Zum Thema Kollegstufe sagte Streibl, hier gehe in Bayern wie in anderen Bundesländern der Trend wieder zum G 9. Kultusminister Ludwig Spaenle strebe bis zum Sommer eine Entscheidung an, äußere sich aber nur sehr ungenau. Vermutlich laufe die Entwicklung zum neunstufigen Gymnasium "mit Überholspur", die es guten Schülern ermögliche, eine Klasse zu überspringen. Weniger Stress werde dies für die Kollegiaten aber kaum bedeuten, wenn, wie dies offenbar geplant sei, auf das G 9 nun wieder "zusätzliche Stunden draufgesattelt" werden, sagte Streibl. Das G 8 sei mittlerweile "weitgehend tot, aber Spaenle eiert weiter". Der Abgeordnete versicherte, "dass das G 9 zwar Sinn macht", dass es aber nicht darum gehen könne, jetzt wieder zu viel Stoff "durchzupeitschen". Den Schülern müsse "mehr Zeit zum Reifen" gegeben werden.
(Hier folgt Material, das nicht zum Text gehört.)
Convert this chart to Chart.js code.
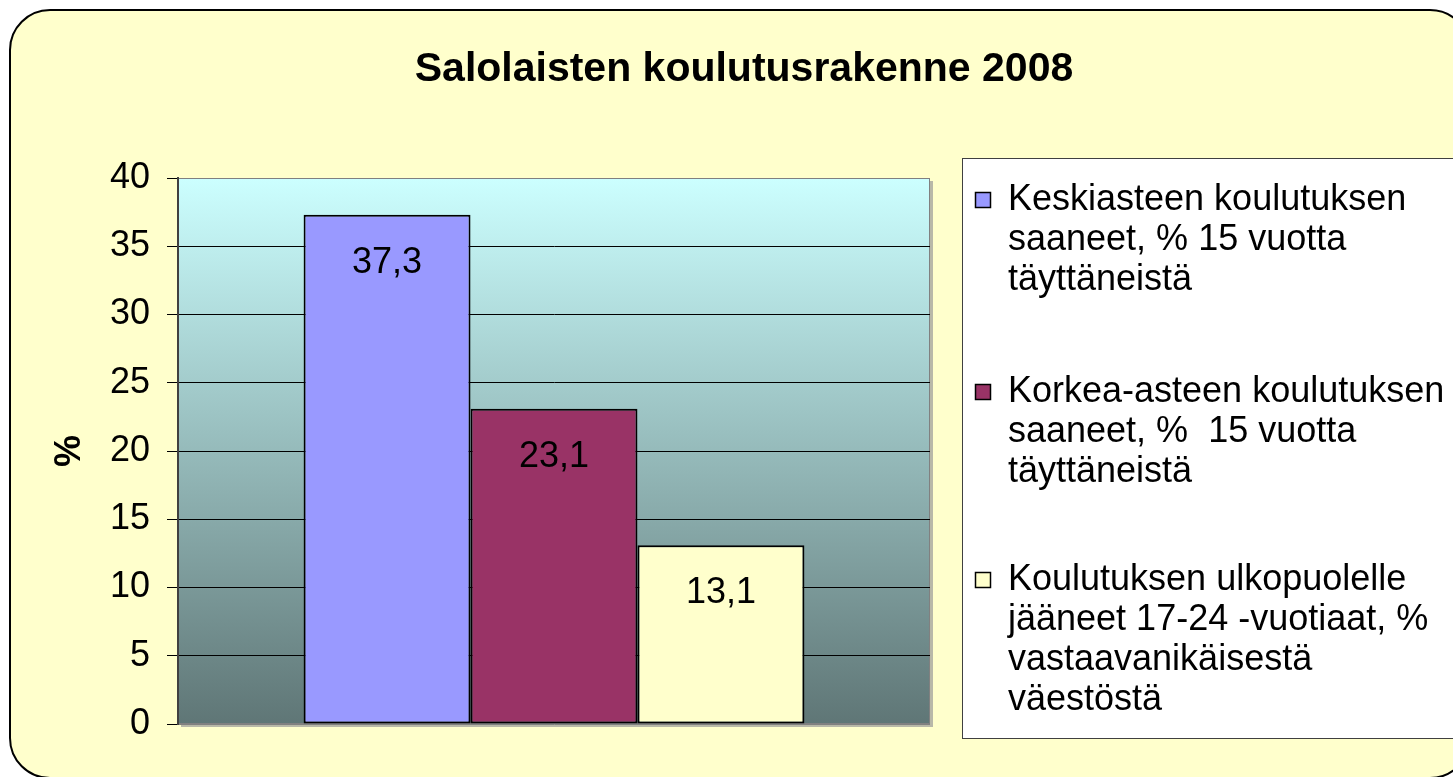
<!DOCTYPE html>
<html>
<head>
<meta charset="utf-8">
<script src="https://cdn.jsdelivr.net/npm/chart.js@4"></script>
<style>
  html, body { margin: 0; padding: 0; background: #ffffff; overflow: hidden; }
  #wrap { width: 1453px; height: 777px; }
</style>
</head>
<body>
<div id="wrap"><canvas id="eduChart" width="1453" height="777"></canvas></div>
<script>
// Data
const categories = ['Salo 2008'];
const seriesLabels = [
    ['Keskiasteen koulutuksen', 'saaneet, % 15 vuotta', 'täyttäneistä'],
    ['Korkea-asteen koulutuksen', 'saaneet, %  15 vuotta', 'täyttäneistä'],
    ['Koulutuksen ulkopuolelle', 'jääneet 17-24 -vuotiaat, %', 'vastaavanikäisestä', 'väestöstä']
];
const secondaryValues = [37.3];
const tertiaryValues = [23.1];
const outsideValues = [13.1];
const yTicks = [0, 5, 10, 15, 20, 25, 30, 35, 40];
const barColors = ['#9999FF', '#993366', '#FFFFCC'];

const FONT = "'Liberation Sans', Arial, sans-serif";

function fmt(v) {
    return v.toFixed(1).replace('.', ',');
}

// Background frame and plot area gradient
const backdrop = {
    id: 'backdrop',
    beforeDraw(chart) {
        const ctx = chart.ctx;
        const a = chart.chartArea;
        ctx.save();
        ctx.fillStyle = '#ffffff';
        ctx.fillRect(0, 0, chart.width, chart.height);

        // rounded frame
        const x = 10, y = 10, w = 1460, h = 768, r = 40;
        ctx.beginPath();
        ctx.moveTo(x + r, y);
        ctx.lineTo(x + w - r, y);
        ctx.arcTo(x + w, y, x + w, y + r, r);
        ctx.lineTo(x + w, y + h - r);
        ctx.arcTo(x + w, y + h, x + w - r, y + h, r);
        ctx.lineTo(x + r, y + h);
        ctx.arcTo(x, y + h, x, y + h - r, r);
        ctx.lineTo(x, y + r);
        ctx.arcTo(x, y, x + r, y, r);
        ctx.closePath();
        ctx.fillStyle = '#FFFFCC';
        ctx.fill();
        ctx.lineWidth = 2;
        ctx.strokeStyle = '#000000';
        ctx.stroke();

        // plot area shadow
        ctx.fillStyle = '#B8B8A8';
        ctx.fillRect(a.left + 3, a.top + 3, a.right - a.left, a.bottom - a.top);

        // plot area gradient
        const g = ctx.createLinearGradient(0, a.top, 0, a.bottom);
        g.addColorStop(0, '#CCFFFF');
        g.addColorStop(1, '#5F7676');
        ctx.fillStyle = g;
        ctx.fillRect(a.left, a.top, a.right - a.left, a.bottom - a.top);
        ctx.strokeStyle = '#808080';
        ctx.lineWidth = 1;
        ctx.strokeRect(a.left + 0.5, a.top + 0.5, a.right - a.left - 1, a.bottom - a.top - 1);
        ctx.restore();
    }
};

// Value labels inside the bars, title and legend
const annotations = {
    id: 'annotations',
    afterDatasetsDraw(chart) {
        const ctx = chart.ctx;
        ctx.save();
        ctx.fillStyle = '#000000';
        ctx.font = '36px ' + FONT;
        ctx.textAlign = 'center';
        ctx.textBaseline = 'middle';
        chart.data.datasets.forEach((ds, i) => {
            const meta = chart.getDatasetMeta(i);
            meta.data.forEach((bar, j) => {
                ctx.fillText(fmt(ds.data[j]), bar.x, bar.y + 48);
            });
        });
        ctx.restore();
    },
    afterDraw(chart) {
        const ctx = chart.ctx;
        ctx.save();

        // title
        ctx.fillStyle = '#000000';
        ctx.font = 'bold 41px ' + FONT;
        ctx.textAlign = 'center';
        ctx.textBaseline = 'middle';
        ctx.fillText('Salolaisten koulutusrakenne 2008', 744, 70);

        // legend box
        ctx.fillStyle = '#ffffff';
        ctx.fillRect(962, 158, 600, 580);
        ctx.strokeStyle = '#404040';
        ctx.lineWidth = 1;
        ctx.strokeRect(962.5, 158.5, 600, 580);

        const starts = [200, 392, 580];
        ctx.font = '36px ' + FONT;
        ctx.textAlign = 'left';
        chart.data.datasets.forEach((ds, i) => {
            const y0 = starts[i];
            ctx.fillStyle = ds.backgroundColor;
            ctx.fillRect(975, y0 - 8, 16, 16);
            ctx.strokeStyle = '#000000';
            ctx.lineWidth = 1.5;
            ctx.strokeRect(975.5, y0 - 7.5, 15, 15);
            ctx.fillStyle = '#000000';
            ds.label.forEach((line, k) => {
                ctx.fillText(line, 1008, y0 + k * 40);
            });
        });
        ctx.restore();
    }
};

const ctx = document.getElementById('eduChart').getContext('2d');
const eduChart = new Chart(ctx, {
    type: 'bar',
    data: {
        labels: categories,
        datasets: [
            { label: seriesLabels[0], data: secondaryValues, backgroundColor: barColors[0] },
            { label: seriesLabels[1], data: tertiaryValues, backgroundColor: barColors[1] },
            { label: seriesLabels[2], data: outsideValues, backgroundColor: barColors[2] }
        ].map(ds => Object.assign(ds, {
            borderColor: '#000000',
            borderWidth: 2,
            borderSkipped: false,
            categoryPercentage: 0.666,
            barPercentage: 1
        }))
    },
    options: {
        responsive: false,
        animation: false,
        layout: {
            padding: { left: 0, top: 178, right: 523, bottom: 53 }
        },
        plugins: {
            legend: { display: false },
            title: { display: false },
            tooltip: { enabled: false }
        },
        scales: {
            x: { display: false },
            y: {
                min: yTicks[0],
                max: yTicks[yTicks.length - 1],
                afterFit(scale) { scale.width = 178; },
                afterBuildTicks(scale) { scale.ticks = yTicks.map(v => ({ value: v })); },
                ticks: {
                    color: '#000000',
                    padding: 17,
                    font: { family: FONT, size: 36 }
                },
                grid: {
                    color: c => (c.tick && (c.tick.value === 40 || c.tick.value === 0)) ? '#808080' : '#000000',
                    tickColor: '#000000',
                    tickLength: 11,
                    lineWidth: 1
                },
                border: { color: '#404040', width: 2 },
                title: {
                    display: true,
                    text: '%',
                    color: '#000000',
                    font: { family: FONT, size: 36, weight: 'bold' },
                    padding: { top: 48, bottom: 0 }
                }
            }
        }
    },
    plugins: [backdrop, annotations]
});
</script>
</body>
</html>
Durch den Bologna-Prozess, der Studiengänge europaweit normiert, werde auch der Universitätsbetrieb total verschult. "Da generiert man Fachidioten."

Die Diskussionsteilnehmer äußerten mit Blick auf die anhaltend unklare Situation Mitleid mit den Schuldirektoren - das seien wirklich "arme Säue". Und für viele Studienanfänger sei es ein Schock, plötzlich in Hörsälen mit 600 Studenten zu sitzen, ganz zu schweigen von der dann folgenden rücksichtlosen Auslese, hieß es. Da stelle sich die Frage, ob denn wirklich so viele Gymnasiasten auf die Universitäten wechseln müssten. Hier beobachte er tatsächlich "ein Umdenken in der Bevölkerung", bestätigte Streibl. Man dürfe nicht alles "verakademisieren", das hierzulande praktizierte Duale System bei der Berufsausbildung sei auch aus wirtschaftlicher Sicht "eine wahnsinnige Stärke".

"Viele Ungereimtheiten" gibt es nach Streibls Worten beim Fragenkomplex Asylsuchende und Ausbildung. Auf die Frage eines Diskussionsteilnehmers erläuterte der Abgeordnete die Rechtslage, die darauf hinauslaufe, dass ein eigentlich abgelehnter Asylsuchender, der über einen unterzeichneten Ausbildungsvertrag verfüge, vom Landratsamt jederzeit eine Duldung erwirken könne. Er müsse nur hingehen. Vielen aber sei das nicht klar. Ohne einen solchen Ausbildungsvertrag drohe die Abschiebung. Weil dieses Verfahren in Bayern "ziemlich holprig" ablaufe, werde die Integration immer wieder erschwert, was nicht nur für die Betroffenen - meistens Afghanen - höchst problematisch sei. "Sowohl der Flüchtling als auch der Arbeitgeber braucht Rechtssicherheit", sagte Streibl.